A Pyrrhic victory over Briscoe in December ’65 pushed Hayward near the top of the welterweight ratings, where he sputtered to a halt and lay idle for the next 10 months like a battleship in dry-dock. He wanted Cokes again, who was by then the WBA welterweight belt-holder, but got Gypsy Joe Harris instead. “Who does [manager George Katz] have me fight without a tune-up? Only the hottest kid in the division,” Hayward told writer Dan Haney in 2012. “Man, [Harris] was beating on me until I managed to drop him. But he gets up and starts whupping on me some more. The fight was stopped on cuts, and I was just as upset with George for sticking me in there unprepared. We parted ways shortly after that.”
Hayward remained an attraction, fighting Emile Griffith twice, winning the first in October 1968 and losing the second in May 1969. In between those two bouts, Hayward lost a 15-round decision to Freddie Little for the vacant WBC and WBA super welterweight tiles. The money was decent but nothing special. Still, the $50,000 purse Kitten got for the second Griffith fight was the most he ever made.
Paris had fallen in love with Kitten in 1967, when he knocked down Frenchman Jean Josselin twice but had to settle for a rip-off draw. Hayward returned to Europe in 1970, fighting three times in Paris and once in Rome. While his record was a meager 1-2-1, he scored well outside of the ring, and not just with the ladies. He became friends with Yul Brynner and Omar Sharif, which led to a bit part in a spaghetti western and a leading role in Danish porno. Kitten was having way too much fun to worry about training.
When he returned home in 1971 sporting a French accent, nobody seemed to know if it was real, a prank, or maybe just an affectation. However, there was no doubt about the first-round knockout Kitten suffered at the hands of Eugene “Cyclone” Hart in his first Philadelphia appearance since October 1968. In any event, the left hooks Hart landed seemed to knock out the accent as well as Kitten.
Hayward had four wins and three losses in his final seven bouts. His last, on March 27, 1977, was a sad affair held at a Firehouse Hall in Bristol, Pennsylvania, where Larry “Tumbler” Davis stopped him in the fourth round.

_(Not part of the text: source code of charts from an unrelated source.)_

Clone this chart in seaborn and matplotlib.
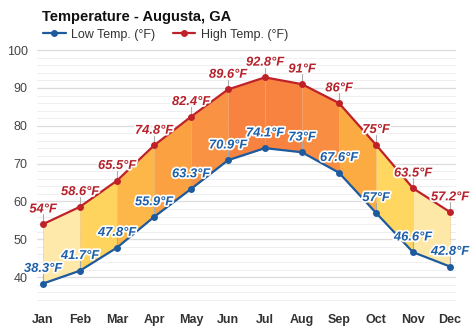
import matplotlib
matplotlib.use("Agg")
import matplotlib.pyplot as plt
import matplotlib.patheffects as pe
import seaborn as sns
import pandas as pd
import numpy as np

months = ["Jan", "Feb", "Mar", "Apr", "May", "Jun", "Jul", "Aug", "Sep", "Oct", "Nov", "Dec"]
low_temp = [38.3, 41.7, 47.8, 55.9, 63.3, 70.9, 74.1, 73.0, 67.6, 57.0, 46.6, 42.8]
high_temp = [54.0, 58.6, 65.5, 74.8, 82.4, 89.6, 92.8, 91.0, 86.0, 75.0, 63.5, 57.2]
low_labels = ["38.3°F", "41.7°F", "47.8°F", "55.9°F", "63.3°F", "70.9°F", "74.1°F", "73°F", "67.6°F", "57°F", "46.6°F", "42.8°F"]
high_labels = ["54°F", "58.6°F", "65.5°F", "74.8°F", "82.4°F", "89.6°F", "92.8°F", "91°F", "86°F", "75°F", "63.5°F", "57.2°F"]
segment_colors = ["#fee9aa", "#fed45e", "#fdb748", "#fba142", "#f99242", "#f88240",
                  "#f88240", "#f98d41", "#fcaa42", "#fed660", "#fee8a8"]

sns.set_style("white")
plt.rcParams['font.family'] = ['Liberation Sans', 'DejaVu Sans']

fig, ax = plt.subplots(figsize=(4.74, 3.31), dpi=100)
fig.subplots_adjust(left=0.079, right=0.961, top=0.860, bottom=0.077)

x = np.arange(len(months))
df = pd.DataFrame({"x": np.concatenate([x, x]),
                   "temp": low_temp + high_temp,
                   "series": ["Low Temp. (°F)"] * 12 + ["High Temp. (°F)"] * 12})

# grid
for v in np.arange(32, 101, 2):
    major = (v % 10 == 0)
    ax.axhline(v, color="#dcdcdc" if major else "#efefef", lw=0.9 if major else 0.7, zorder=0)

# fills
for i in range(len(months) - 1):
    ax.fill_between(x[i:i + 2], low_temp[i:i + 2], high_temp[i:i + 2],
                    color=segment_colors[i], lw=0, zorder=1)
for i in range(len(months)):
    ax.plot([x[i], x[i]], [low_temp[i], high_temp[i]], color="#e0a050", lw=0.6, alpha=0.35, zorder=1.5)

palette = {"Low Temp. (°F)": "#1d5a9e", "High Temp. (°F)": "#bf2128"}
sns.lineplot(data=df, x="x", y="temp", hue="series", palette=palette,
             hue_order=["Low Temp. (°F)", "High Temp. (°F)"],
             marker="o", markersize=5, markeredgewidth=0, lw=1.6, ax=ax, zorder=3)

halo = [pe.withStroke(linewidth=2.5, foreground="white")]
for i in range(len(months)):
    for vals, labs, col in ((low_temp, low_labels, "#1d5fa8"), (high_temp, high_labels, "#b5222b")):
        ax.plot([x[i], x[i]], [vals[i], vals[i] + 2.6], color="#aaaaaa", lw=0.8, zorder=2)
        ax.text(x[i], vals[i] + 2.3, labs[i], ha="center", va="bottom", fontsize=9.3,
                fontweight="bold", fontstyle="italic", color=col, path_effects=halo, zorder=4)

ax.set_xlim(-0.15, 11.15)
ax.set_ylim(32.5, 101)
ax.set_xticks(x)
ax.set_xticklabels(months, fontsize=9, fontweight="bold", color="#333333")
ax.set_yticks([40, 50, 60, 70, 80, 90, 100])
ax.tick_params(axis="y", labelsize=9, labelcolor="#444444", length=0, pad=7)
ax.tick_params(axis="x", length=0, pad=6)
ax.set_xlabel("")
ax.set_ylabel("")
for s in ax.spines.values():
    s.set_visible(False)

leg = ax.legend(loc="lower left", bbox_to_anchor=(0.0, 1.0), ncol=2, frameon=False,
                fontsize=9, handlelength=1.8, columnspacing=1.4, borderaxespad=0.05, handletextpad=0.45)
for t in leg.get_texts():
    t.set_color("#333333")

fig.text(0.089, 0.948, "Temperature - Augusta, GA", fontsize=10.5, fontweight="bold", color="#111111", va="center")

fig.savefig("out.png", dpi=100, facecolor="white")
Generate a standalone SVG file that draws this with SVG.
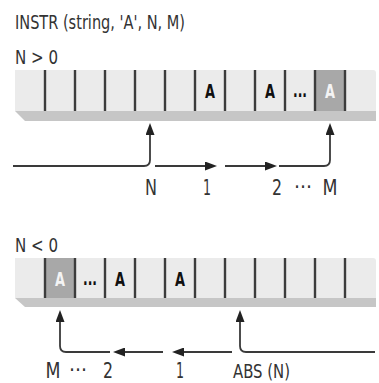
<svg xmlns="http://www.w3.org/2000/svg" width="379" height="383" viewBox="0 0 379 383">
<style>
.t{font-family:"DejaVu Sans Condensed","DejaVu Sans","Liberation Sans",sans-serif;fill:#333;font-size:20px}
.lb{font-family:"DejaVu Sans Condensed","DejaVu Sans","Liberation Sans",sans-serif;fill:#333;font-size:21px;text-anchor:middle}
.a{font-family:"DejaVu Sans Condensed","DejaVu Sans","Liberation Sans",sans-serif;font-weight:bold;font-size:20px;text-anchor:middle;fill:#111}
.aw{fill:#f4f4f4}
.face{fill:#ebebeb}
.shadow{fill:#c6c6c6}
.hl{fill:#a8a8a8}
.div{stroke:#3c3c3c;stroke-width:2.4}
.conn{fill:none;stroke:#3a3a3a;stroke-width:1.8}
</style>
<defs>
<marker id="ah" markerUnits="userSpaceOnUse" markerWidth="12" markerHeight="9" refX="9" refY="4.5" orient="auto">
<path d="M0,0 L12,4.5 L0,9 z" fill="#222"/>
</marker>
</defs>

<g id="title"><text class="t" x="15" y="29" textLength="170" lengthAdjust="spacingAndGlyphs">INSTR (string, 'A', N, M)</text></g>

<g id="label-pos"><text class="t" x="15" y="64" textLength="43" lengthAdjust="spacingAndGlyphs">N &gt; 0</text></g>

<g id="bar-top">
<polygon class="shadow" points="15,111 25,121 376,121 376,111"/>
<path class="face" d="M15,70 H373 Q376,70 376,73 V111 H15 Z"/>
<rect class="hl" x="315" y="70" width="30" height="41"/>
<g class="div">
<line x1="45" y1="70" x2="45" y2="111"/><line x1="75" y1="70" x2="75" y2="111"/><line x1="105" y1="70" x2="105" y2="111"/><line x1="135" y1="70" x2="135" y2="111"/><line x1="165" y1="70" x2="165" y2="111"/><line x1="195" y1="70" x2="195" y2="111"/><line x1="225" y1="70" x2="225" y2="111"/><line x1="255" y1="70" x2="255" y2="111"/><line x1="285" y1="70" x2="285" y2="111"/><line x1="315" y1="70" x2="315" y2="111"/><line x1="345" y1="70" x2="345" y2="111"/>
</g>
<text class="a" x="210" y="98" textLength="10" lengthAdjust="spacingAndGlyphs">A</text>
<text class="a" x="270" y="98" textLength="10" lengthAdjust="spacingAndGlyphs">A</text>
<text class="a" x="300" y="97" textLength="14" lengthAdjust="spacingAndGlyphs">...</text>
<text class="a aw" x="330" y="98" textLength="10" lengthAdjust="spacingAndGlyphs">A</text>
</g>

<g id="labels-top">
<text class="lb" x="151" y="195" textLength="12" lengthAdjust="spacingAndGlyphs">N</text>
<text class="lb" x="207" y="195" textLength="8" lengthAdjust="spacingAndGlyphs">1</text>
<text class="lb" x="277" y="195" textLength="10" lengthAdjust="spacingAndGlyphs">2</text>
<text class="lb" x="303" y="194" font-size="12">···</text>
<text class="lb" x="330" y="195" textLength="15" lengthAdjust="spacingAndGlyphs">M</text>
</g>

<g id="label-neg"><text class="t" x="15" y="252" textLength="43" lengthAdjust="spacingAndGlyphs">N &lt; 0</text></g>

<g id="bar-bottom">
<polygon class="shadow" points="15,298 25,307 376,307 376,298"/>
<path class="face" d="M15,258 H373 Q376,258 376,261 V298 H15 Z"/>
<rect class="hl" x="45" y="258" width="30" height="40"/>
<g class="div">
<line x1="45" y1="258" x2="45" y2="298"/><line x1="75" y1="258" x2="75" y2="298"/><line x1="105" y1="258" x2="105" y2="298"/><line x1="135" y1="258" x2="135" y2="298"/><line x1="165" y1="258" x2="165" y2="298"/><line x1="195" y1="258" x2="195" y2="298"/><line x1="225" y1="258" x2="225" y2="298"/><line x1="255" y1="258" x2="255" y2="298"/><line x1="285" y1="258" x2="285" y2="298"/><line x1="315" y1="258" x2="315" y2="298"/><line x1="345" y1="258" x2="345" y2="298"/>
</g>
<text class="a aw" x="60" y="286" textLength="10" lengthAdjust="spacingAndGlyphs">A</text>
<text class="a" x="90" y="285" textLength="14" lengthAdjust="spacingAndGlyphs">...</text>
<text class="a" x="120" y="286" textLength="10" lengthAdjust="spacingAndGlyphs">A</text>
<text class="a" x="180" y="286" textLength="10" lengthAdjust="spacingAndGlyphs">A</text>
</g>

<g id="labels-bottom">
<text class="lb" x="53" y="378" font-size="20" textLength="15" lengthAdjust="spacingAndGlyphs">M</text>
<text class="lb" x="78" y="377" font-size="12">···</text>
<text class="lb" x="108" y="378" font-size="20" textLength="10" lengthAdjust="spacingAndGlyphs">2</text>
<text class="lb" x="180" y="378" font-size="20" textLength="8" lengthAdjust="spacingAndGlyphs">1</text>
<text class="t" x="233" y="378" textLength="57" lengthAdjust="spacingAndGlyphs">ABS (N)</text>
</g>

<g id="connectors">
<path class="conn" marker-end="url(#ah)" d="M13,166 H144 Q150,166 150,160 V126"/>
<path class="conn" marker-end="url(#ah)" d="M155,166 H214"/>
<path class="conn" marker-end="url(#ah)" d="M225,166 H274"/>
<path class="conn" marker-end="url(#ah)" d="M279,166 H324 Q330,166 330,160 V126"/>
<path class="conn" marker-end="url(#ah)" d="M375,352 H246 Q240,352 240,346 V313"/>
<path class="conn" marker-end="url(#ah)" d="M232,352 H175"/>
<path class="conn" marker-end="url(#ah)" d="M163,352 H116"/>
<path class="conn" marker-end="url(#ah)" d="M110,352 H66 Q60,352 60,346 V313"/>
</g>
</svg>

It was hard to watch.
Kitten’s saving grace was that he never changed, and emerged from a 48-fight career (32-12-4 with 18 inside the distance) the same elegantly dressed bon vivant he’d always been. He became a tipstaff with the Philadelphia Court System, where he worked for more than 30 years, an achievement of which he was proud.
Kitten has often been described as being larger than life, but maybe that’s selling him short. In a way, he seemed to embody all that life has to offer, a universal man who just so happened to box.